A poesia realmente é uma arte à parte, acho que todos concordamos, a começar pelo formato. Realmente não é como prosa. Realmente é diferente. As regras estruturais não são só besteirol, apesar de eu gostar de como Leminski as ignora - ou contorna. Poesia tem sim um pouco de transcendental. Mas todas essas especificações lhe fazem charmosa, e não intocável e inacessível como eu sentia antes, e é bom finalmente desconstruir essa percepção. Depois de vinte anos de vida, catorze alfabetizada e mais de dez lendo com vigor, já não era sem tempo.
Ainda sou uma pessoa mais de prosa, acho que sempre vou ser, mas a poesia ganhou seu devido espaço em mim. Talvez uma hora Shakespeare chegue aqui, mas até lá eu fico com Leminski.

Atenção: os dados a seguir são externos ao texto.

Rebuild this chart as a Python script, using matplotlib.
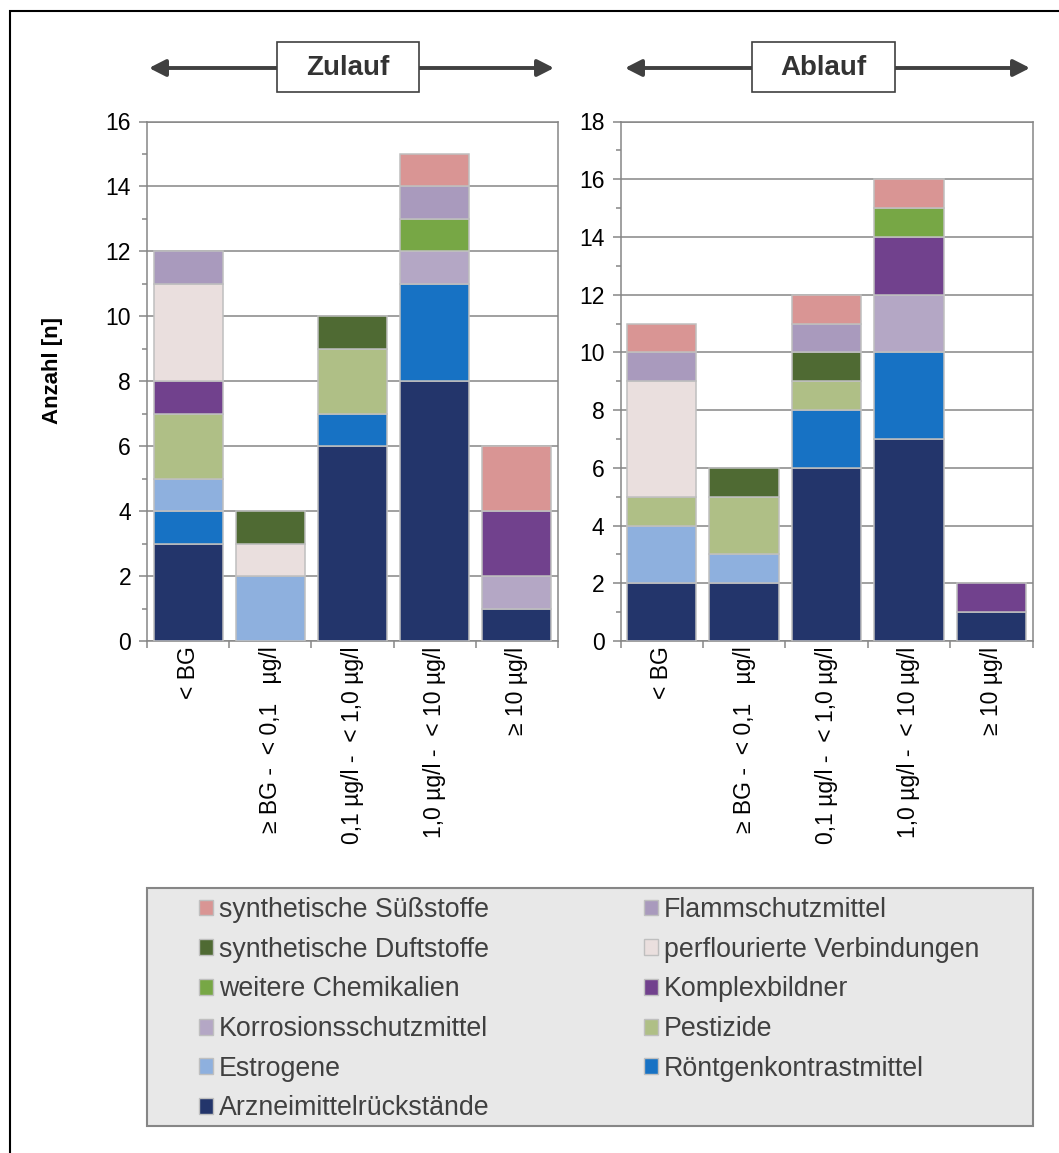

MARGINAL É QUEM ESCREVE À MARGEM,
DEIXANDO BRANCA A PÁGINA
PRA QUE A PAISAGEM PASSE
E DEIXE TUDO CLARO À SUA PASSAGEM.

MARGINAL, ESCREVER NA ENTRELINHA,
SEM NUNCA SABER DIREITO
QUEM VEIO PRIMEIRO,
O OVO OU A GALINHA.

(Não consigo deixar de me martirizar por saber que tem um monte de outros poemas dele que eu não transcrevi aqui, porque como é que você não vai colocar esse poema, Carolina?, ele é tão Leminski!; mas eu jamais conseguiria incluir todos os melhores e mais zoeiros poemas do Leminski sem ter que pedir os direitos autorais pra minha própria versão de Toda Poesia, Volume II, uma edição reduzida e apaixonada. Então vá ler tudo já.)